Let me be clear: Republicans don’t hate these proposals because they hate working people. Nope, not at all. Even though sometimes it seems like they do hate working folks, they really don’t. I mean it. They really don’t. They actually appreciate working folks. You know why? Because working class people just keep right on working, harder and harder every day, no matter their pay or their benefits or the cost of raising their kids or getting them through college. They just keep at it. Because they have to. And that’s one thing Republicans appreciate about them.

But they really appreciate the working class when, after having been savaged by the GOP’s voodoo economics, a significant number of politically depressed workers will stay home and not vote for Democrats on election day. And Republicans really, really appreciate those workers who, despite being cursed by the right’s voodoo priests, will run to the nearest polling place and vote for more voodoo.

So, no, it’s not that the GOP doesn’t like the working class. It’s just that in order to do the things President Obama and the Democrats want to do to help them, things would have to change a little bit for some folks and businesses that Republicans really, really love: the wealthy and the big banks. Taxes and fees would have to go up on those two groups in order to pay for the new programs and expansion of old programs that Obama mentioned in his speech.

Thus, we have this rather easy and quite realistic analysis by Nicole Hart, director of trusts and estates at Sontag Advisory, a wealth management firm in New York:

My initial reaction is that nothing is going to happen in a Republican-controlled Congress. Our advice to clients is that we’re not worried this is getting passed.

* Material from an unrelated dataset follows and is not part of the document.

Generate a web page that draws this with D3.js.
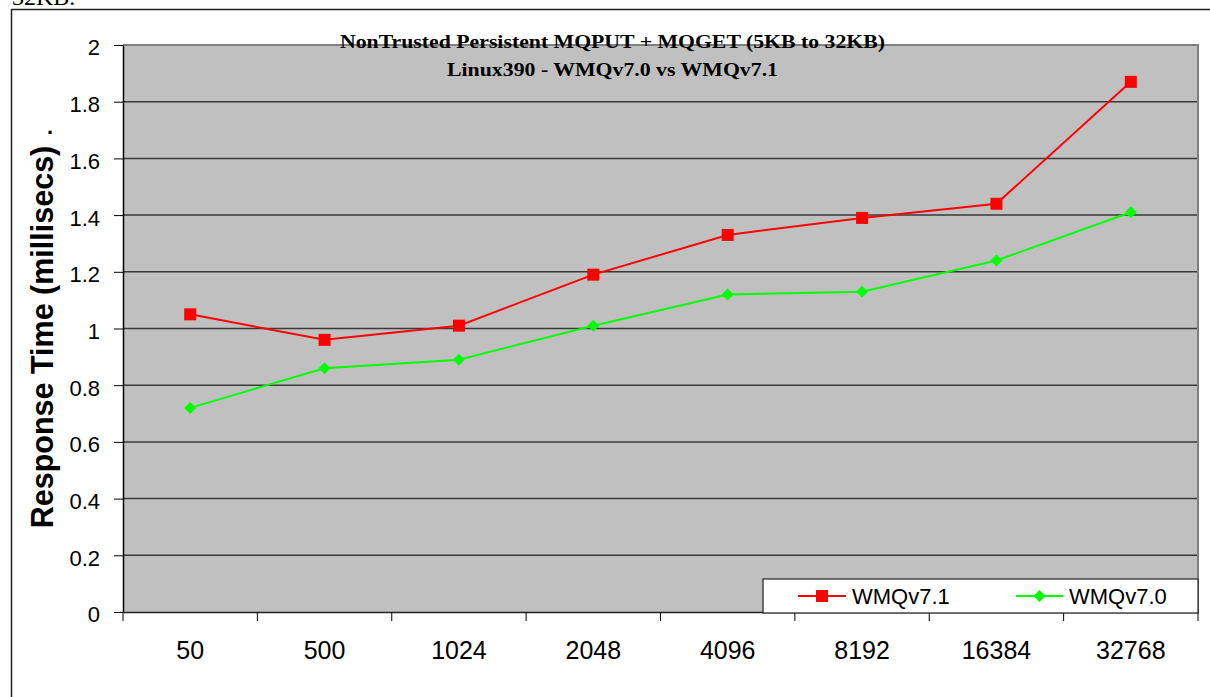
<!DOCTYPE html>
<html>
<head>
<meta charset="utf-8">
<script src="https://cdn.jsdelivr.net/npm/d3@7/dist/d3.min.js"></script>
<style>
  html, body { margin: 0; padding: 0; background: #fff; }
  svg { display: block; }
</style>
</head>
<body>
<svg id="chart" width="1210" height="697"></svg>
<script>
const categories = ["50", "500", "1024", "2048", "4096", "8192", "16384", "32768"];
const wmq71 = [1.05, 0.96, 1.01, 1.19, 1.33, 1.39, 1.44, 1.87];
const wmq70 = [0.72, 0.86, 0.89, 1.01, 1.12, 1.13, 1.24, 1.41];
const yTicks = [0, 0.2, 0.4, 0.6, 0.8, 1, 1.2, 1.4, 1.6, 1.8, 2];
const seriesNames = ["WMQv7.1", "WMQv7.0"];
const titleLines = ["NonTrusted Persistent MQPUT + MQGET (5KB to 32KB)", "Linux390 - WMQv7.0 vs WMQv7.1"];
const yTitle = "Response Time (millisecs)";

const svg = d3.select("#chart");
const SANS = "'Liberation Sans', Arial, sans-serif";
const SERIF = "'Liberation Serif', 'Times New Roman', serif";

const plot = { left: 123, right: 1198, top: 45, bottom: 612 };

// outer frame (cut by the page)
svg.append("path")
  .attr("d", `M11.5,700 L11.5,9.5 L1215,9.5`)
  .attr("fill", "none").attr("stroke", "#222").attr("stroke-width", 1.5);

// text partly cut off above the frame, as in the reference
svg.append("text").attr("x", 12).attr("y", 5)
  .attr("font-family", SERIF).attr("font-size", 24).attr("fill", "#000")
  .text("32KB.");

const x = d3.scaleBand().domain(categories).range([plot.left, plot.right]).padding(0);
const y = d3.scaleLinear().domain([0, 2]).range([plot.bottom, plot.top]);
const cx = c => x(c) + x.bandwidth() / 2;

// plot background
svg.append("rect")
  .attr("x", plot.left).attr("y", plot.top)
  .attr("width", plot.right - plot.left).attr("height", plot.bottom - plot.top)
  .attr("fill", "#c0c0c0");

// gridlines
svg.append("g").selectAll("line")
  .data(yTicks.filter(t => t > 0 && t < 2))
  .join("line")
  .attr("x1", plot.left).attr("x2", plot.right)
  .attr("y1", d => y(d)).attr("y2", d => y(d))
  .attr("stroke", "#3a3a3a").attr("stroke-width", 1.5);

// plot border top & right (gray)
svg.append("path")
  .attr("d", `M${plot.left},${plot.top} L${plot.right},${plot.top} L${plot.right},${plot.bottom}`)
  .attr("fill", "none").attr("stroke", "#808080").attr("stroke-width", 2);

// Y axis
const yAxis = d3.axisLeft(y).tickValues(yTicks).tickSize(9).tickSizeOuter(0)
  .tickFormat(d => d3.format("~g")(d));
const gy = svg.append("g").attr("transform", `translate(${plot.left},0)`).call(yAxis);
gy.select(".domain").attr("stroke", "#000").attr("stroke-width", 1.5);
gy.selectAll(".tick line").attr("stroke", "#000").attr("stroke-width", 1);
gy.selectAll(".tick text")
  .attr("font-family", SANS).attr("font-size", 22).attr("fill", "#000")
  .attr("x", -23).attr("dy", "0.45em");

// X axis: baseline, boundary ticks, labels
const xAxis = d3.axisBottom(x).tickSize(0).tickSizeOuter(0);
const gx = svg.append("g").attr("transform", `translate(0,${plot.bottom})`).call(xAxis);
gx.select(".domain").attr("stroke", "#222").attr("stroke-width", 1.5);
gx.selectAll(".tick text")
  .attr("font-family", SANS).attr("font-size", 25).attr("fill", "#000")
  .attr("y", 47).attr("dy", 0);
const bounds = categories.map(c => x(c)).concat([x(categories[categories.length - 1]) + x.bandwidth()]);
gx.append("g").selectAll("line").data(bounds).join("line")
  .attr("x1", d => d).attr("x2", d => d).attr("y1", 0).attr("y2", 9)
  .attr("stroke", "#000").attr("stroke-width", 1);

// lines
const line = d3.line().x((d, i) => cx(categories[i])).y(d => y(d));
svg.append("path").datum(wmq71).attr("d", line)
  .attr("fill", "none").attr("stroke", "#ff0000").attr("stroke-width", 2);
svg.append("path").datum(wmq70).attr("d", line)
  .attr("fill", "none").attr("stroke", "#00ff00").attr("stroke-width", 2);

// markers
const sq = 12, dm = 6;
svg.append("g").selectAll("rect").data(wmq71).join("rect")
  .attr("x", (d, i) => cx(categories[i]) - sq / 2).attr("y", d => y(d) - sq / 2)
  .attr("width", sq).attr("height", sq).attr("fill", "#ff0000");
const diamond = (px, py) => `M${px},${py - dm} L${px + dm},${py} L${px},${py + dm} L${px - dm},${py} Z`;
svg.append("g").selectAll("path").data(wmq70).join("path")
  .attr("d", (d, i) => diamond(cx(categories[i]), y(d)))
  .attr("fill", "#00ff00");

// title
const tw = [545, 331];
titleLines.forEach((t, i) => {
  svg.append("text")
    .attr("x", 612.5).attr("y", i === 0 ? 48 : 76)
    .attr("text-anchor", "middle")
    .attr("font-family", SERIF).attr("font-weight", "bold").attr("font-size", 19)
    .attr("textLength", tw[i]).attr("lengthAdjust", "spacingAndGlyphs")
    .attr("fill", "#000").text(t);
});

// y title
svg.append("text")
  .attr("transform", `translate(53,337) rotate(-90)`)
  .attr("text-anchor", "middle")
  .attr("font-family", SANS).attr("font-weight", "bold").attr("font-size", 30.5)
  .attr("fill", "#000").text(yTitle);
svg.append("text")
  .attr("x", 50).attr("y", 134).attr("text-anchor", "middle")
  .attr("font-family", SANS).attr("font-weight", "bold").attr("font-size", 22)
  .attr("fill", "#000").text(".");

// legend
const lg = { x: 763, y: 579, w: 435, h: 34 };
svg.append("rect").attr("x", lg.x).attr("y", lg.y).attr("width", lg.w).attr("height", lg.h)
  .attr("fill", "#fff").attr("stroke", "#222").attr("stroke-width", 1.2);
const lcy = lg.y + lg.h / 2;
const legendItems = [
  { name: seriesNames[0], color: "#ff0000", x1: 798, x2: 846, tx: 852, mark: "sq" },
  { name: seriesNames[1], color: "#00ff00", x1: 1016, x2: 1063, tx: 1069, mark: "dm" }
];
legendItems.forEach(it => {
  svg.append("line").attr("x1", it.x1).attr("x2", it.x2).attr("y1", lcy).attr("y2", lcy)
    .attr("stroke", it.color).attr("stroke-width", 2);
  const mx = (it.x1 + it.x2) / 2;
  if (it.mark === "sq") {
    svg.append("rect").attr("x", mx - sq / 2).attr("y", lcy - sq / 2).attr("width", sq).attr("height", sq)
      .attr("fill", it.color);
  } else {
    svg.append("path").attr("d", diamond(mx, lcy)).attr("fill", it.color);
  }
  svg.append("text").attr("x", it.tx).attr("y", lcy).attr("dy", "0.36em")
    .attr("font-family", SANS).attr("font-size", 22).attr("fill", "#000").text(it.name);
});
</script>
</body>
</html>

Not to worry, rich people! Your investments in the GOP have paid off! Republicans are in control! Now the rest of you stiffs out there better get your asses back to work!



  1. ansonburlingame

     /  January 22, 2015


    A little history, recent history, shows that solutions to issues called for in any SOTU address, regardless of political party of the President, seldom result in real legislation as called for by the President. Count the issues and solutions raised in a give SOTU address and wait a year or two to see legislative results. The percentage is very low, again regardless of party affilation of the President.

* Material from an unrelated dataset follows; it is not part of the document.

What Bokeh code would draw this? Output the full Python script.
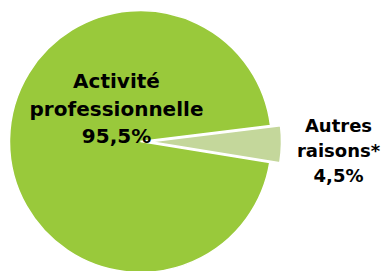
import math
from bokeh.plotting import figure
from bokeh.models import ColumnDataSource
from bokeh.core.properties import value
from bokeh.embed import file_html
from bokeh.resources import INLINE

# ---- data ----
categories = ["Activité professionnelle", "Autres raisons*"]
label_lines = [["Activité", "professionnelle"], ["Autres", "raisons*"]]
shares = [95.5, 4.5]
colors = ["#99C93B", "#C4D79B"]

# ---- layout (pixel-like data space) ----
W, H = 381, 271
p = figure(width=W, height=H, x_range=(0, W), y_range=(0, H),
           output_backend="svg", toolbar_location=None,
           x_axis_location=None, y_axis_location=None,
           min_border=0, outline_line_color=None)
p.grid.visible = False
p.background_fill_color = "white"
p.border_fill_color = "white"

cx, cy, r = 140, 130, 131
start = math.radians(7.0)
explode = [0, 10]

xs, ys, sa, ea = [], [], [], []
a = start
for s, ex in zip(shares, explode):
    span = s / 100 * 2 * math.pi
    mid = a + span / 2
    xs.append(cx + ex * math.cos(mid))
    ys.append(cy + ex * math.sin(mid))
    sa.append(a)
    ea.append(a + span)
    a += span

src = ColumnDataSource(dict(x=xs, y=ys, start=sa, end=ea, color=colors, cat=categories))
p.wedge(x="x", y="y", radius=r, start_angle="start", end_angle="end",
        fill_color="color", line_color="white", line_width=1.5, source=src)

# ---- labels ----
label_pos = [(116, [191, 163, 136], "20px"), (338, [146, 121, 96], "18px")]
for (lx, lys, fs), lines, s in zip(label_pos, label_lines, shares):
    texts = lines + [("%.1f%%" % s).replace(".", ",")]
    p.text(x=[lx] * len(texts), y=lys, text=texts,
           text_align="center", text_baseline="alphabetic",
           text_font=value("DejaVu Sans"), text_font_style="bold",
           text_font_size=fs, text_color="#000000")

open("out.html", "w").write(file_html(p, INLINE))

    My oldest son is now working at the senior executive level of a recently merged law firm. For 20 years he merely practiced law related to issues between businesses, interpreting the law to reach compromise or victory in a court for his clients. Now his newly merged firm has gone from a “boutic international law firm”, to one doing business in 44 locations in 21 countries across the world. Analyzing legislative outcomes now is very much a part of his business.

    He sent me an 11 page summary of the SOTU address, a very pragmatic and non-partisan summary. It looked for areas where the firm believes compromise and thus legislative progress is possible for the next two years. Very interesting thinking, at least in my view and again very non-partisan, advocating a particular outcome.

    Three areas were highlighted, Trade, Transportation and MAYBE tax reform, as possible areas for progress through legislation. The paper detailed the postitions on both sides of the aisle and how compromise might work. Obviously any compromising positions on any issues must result from “moderate Dems” and “mainstream GOP” coming together to overcome the left and right wings of the parties.

    If nothing else, the 2014 election showed the majority of voters seeking such cooperation between the two parties rather than the insessant gridlock between the two wings of each party. In my view we still have a long way to go.



    • Anson,

      I appreciate you sharing that information. The thing is that there is no evidence available to us since 2009 that Republicans are in any mood to compromise. Oh, sure, they’ll probably take Obama’s offer to do a fast-track trade deal, but that’s probably about it. But even that deal, as it stands right now, isn’t much of a compromise for Republicans. If the Chamber of Commerce is on board and the labor unions are opposed, that’s hardly a serious compromise for right-wingers.

      And as far as a majority of voters seeking cooperation between the two sides, I think that is true of Democrats but not true of Republicans. Polls consistently show that a majority of Democrats and independents want both sides to work together via compromises, but only about one-third or so of Republicans do. That’s why we see the polarization, rather hopeless polarization, in D.C.



  2. Seems to me the single biggest government mechanism for widening the wealth gap between the wealthy and the working class is the low capital-gains tax rate. Currently a married couple with an AGI of $73,800 can cash in on accumulated capital gains in stock at only 15%. This same rate applies to capital gains achieved by mutual funds realized during the tax year. At this late stage in life I am personally benefitting from this and I can attest that it feels like almost-free money. I didn’t work for it, made nary a single widget to earn it. It just comes rolling in, and the more one invests, the more of it there is. Amazing. In engineering terms, this is an unstable system and carried to the ultimate, such an economy would devolve to an oligarchy and another Gilded Age. I think that’s where we’re headed.


    • I hope you’re wrong, but, alas, I cannot contradict you with anything but hope that it will change sometime in the future. People who make money with money are blessed by our laws and people who make money with labor are not. That is the simple truth of the matter and until the latter take away control of the system from the former, it will remain that way or, as you frighteningly suggest, it will get worse.